Try Martin Retting on Washington Blvd in Culver City: http://www.retting.com/

You might also try Gun World if you're in the Burbank area: http://www.gunworldburbank.com/

Seeing as the gun is approved in California I would imagine many online dealers would ship it here.

Hope this helps.


----------



## unpecador (May 9, 2008)

http://www.wholesalehunter.com/product.asp?productid=18112


----------



## SIGCrazie (May 9, 2007)

I bought a Steyr SSG '04 rifle at Gun World in Burbank. I was told that Steyr either went under, bought by another company, or they are now doing military contracts.
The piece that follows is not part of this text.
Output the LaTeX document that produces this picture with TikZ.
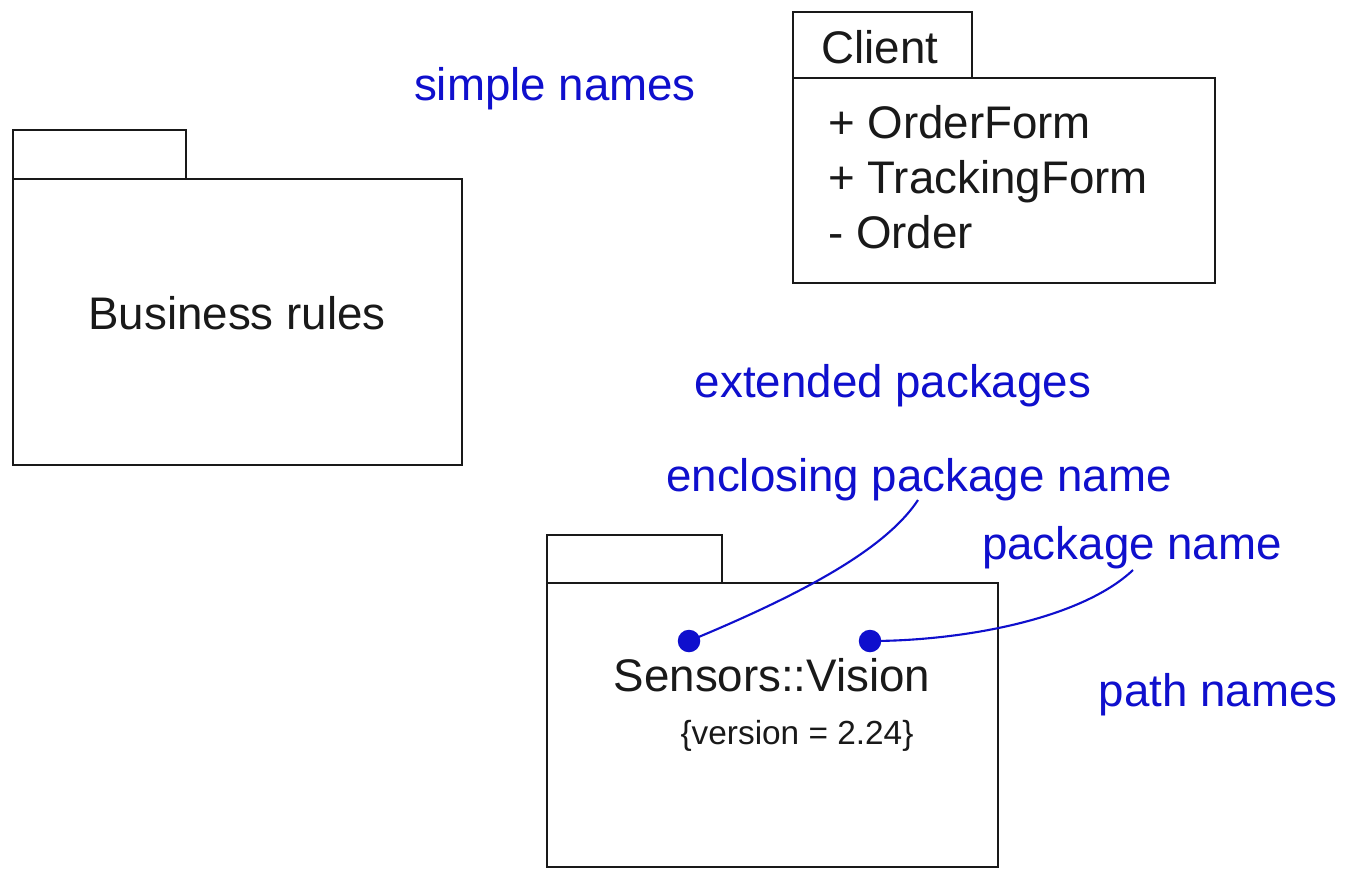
\documentclass[tikz,border=0pt]{standalone}
\usepackage{fontspec}
\setmainfont{Liberation Sans}
\definecolor{noteblue}{RGB}{15,15,205}
\definecolor{inkgray}{RGB}{25,25,25}
\begin{document}
\begin{tikzpicture}[x=0.02cm,y=-0.02cm,
  pkgline/.style={draw=inkgray,line width=1.4pt,fill=white},
  bigtext/.style={inner sep=0pt,anchor=base,text=inkgray,font=\fontsize{26}{31}\selectfont},
  listtext/.style={inner sep=0pt,anchor=base west,text=inkgray,font=\fontsize{26}{31}\selectfont},
  smalltext/.style={inner sep=0pt,anchor=base,text=inkgray,font=\fontsize{19}{23}\selectfont},
  notetext/.style={inner sep=0pt,anchor=base,text=noteblue,font=\fontsize{26}{31}\selectfont},
  dotmark/.style={circle,fill=noteblue,inner sep=0pt,minimum size=0.45cm},
  leader/.style={draw=noteblue,line width=1.2pt}]
\useasboundingbox (0,0) rectangle (1354,873);
\fill[white] (0,0) rectangle (1354,873);

% Business rules package
\draw[pkgline] (13,130) rectangle (186,179);
\draw[pkgline] (13,179) rectangle (462,465);
\node[bigtext] (br) at (237,329) {Business rules};

% Client package
\draw[pkgline] (793,12) rectangle (972,78);
\draw[pkgline] (793,78) rectangle (1215,283);
\node[listtext] (client) at (821,63) {Client};
\node[listtext] (of) at (828,138) {+ OrderForm};
\node[listtext] (tf) at (828,193) {+ TrackingForm};
\node[listtext] (ord) at (828,248) {- Order};

% Sensors::Vision package
\draw[pkgline] (547,535) rectangle (722,583);
\draw[pkgline] (547,583) rectangle (998,867);
\node[bigtext] (sv) at (772,691) {Sensors::Vision};
\node[smalltext] (ver) at (797,744) {\{version = 2.24\}};

% notes
\node[notetext] (simple) at (555,100) {simple names};
\node[notetext] (ext) at (893,397) {extended packages};
\node[notetext] (encl) at (919,491) {enclosing package name};
\node[notetext] (pname) at (1132,559) {package name};
\node[notetext] (path) at (1218,706) {path names};

% dots and leaders
\node[dotmark] (d1) at (689,641) {};
\node[dotmark] (d2) at (870,641) {};
\coordinate (e1) at (918,500);
\coordinate (e2) at (1133,570);
\draw[leader] (d1.center) .. controls (800,595) and (885,550) .. (e1);
\draw[leader] (d2.center) .. controls (960,641) and (1080,620) .. (e2);
\end{tikzpicture}
\end{document}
Gun World has everything you want and if it isn't there, They'll order it.


----------



## iffy (Sep 9, 2008)

Thanks for the replies. I guess im going to have to make a trip to gunworld; burbank is only 10 min from my house. i dont want to end up paying outrageous FFL fees to get it from CDNN even though they seem to be the cheapest place to purchase online.


----------



## iffy (Sep 9, 2008)

well, i called up gunworld and they dont carry the gun. the person on the phone said they were discontinued and not being produced anymore. he said he might be able to find one, but that it would run me 135$ or so for the ffl transfer. gonna call up cdnn and see if they have any contacts around LA for ffl dealers that wont cost me 1/3 of the gun cost.


----------



## BeefyBeefo (Jan 30, 2008)

iffy said:


> well, i called up gunworld and they dont carry the gun. the person on the phone said they were discontinued and not being produced anymore. he said he might be able to find one, but that it would run me 135$ or so for the ffl transfer. gonna call up cdnn and see if they have any contacts around LA for ffl dealers that wont cost me 1/3 of the gun cost.


What a bunch of thieves.

-Jeff-


----------



## junkit_boy (Jun 6, 2008)

Hi,

I know for a fact that Bain and Davis in San Gabriel has a used 9mm M pistol. I also saw one at GunSlingers (I think that is the name) off of Arrow Hwy has a new Steyr M, ..although I cant remember if it was 40 cal or 9mm. I didnt buy it because the slide was scratch up from people looking at and not buying it.

For transfers, I heard the Arms dealer in Irwindale is the cheapest.


----------



## FlaChef (Dec 31, 2008)

CDNN has a list of dealers many thousands long in about everyplace in the country. get some names of places from them and call around to find out how much transfer is.
Gun is not out of production. Company was sold (how cdnn ended up with the US stock) but new owner is showing strong commitment to the US market, but until the cdnn guns run out they are not importing more (possibel rumors of a rerevision of the M and S series).


----------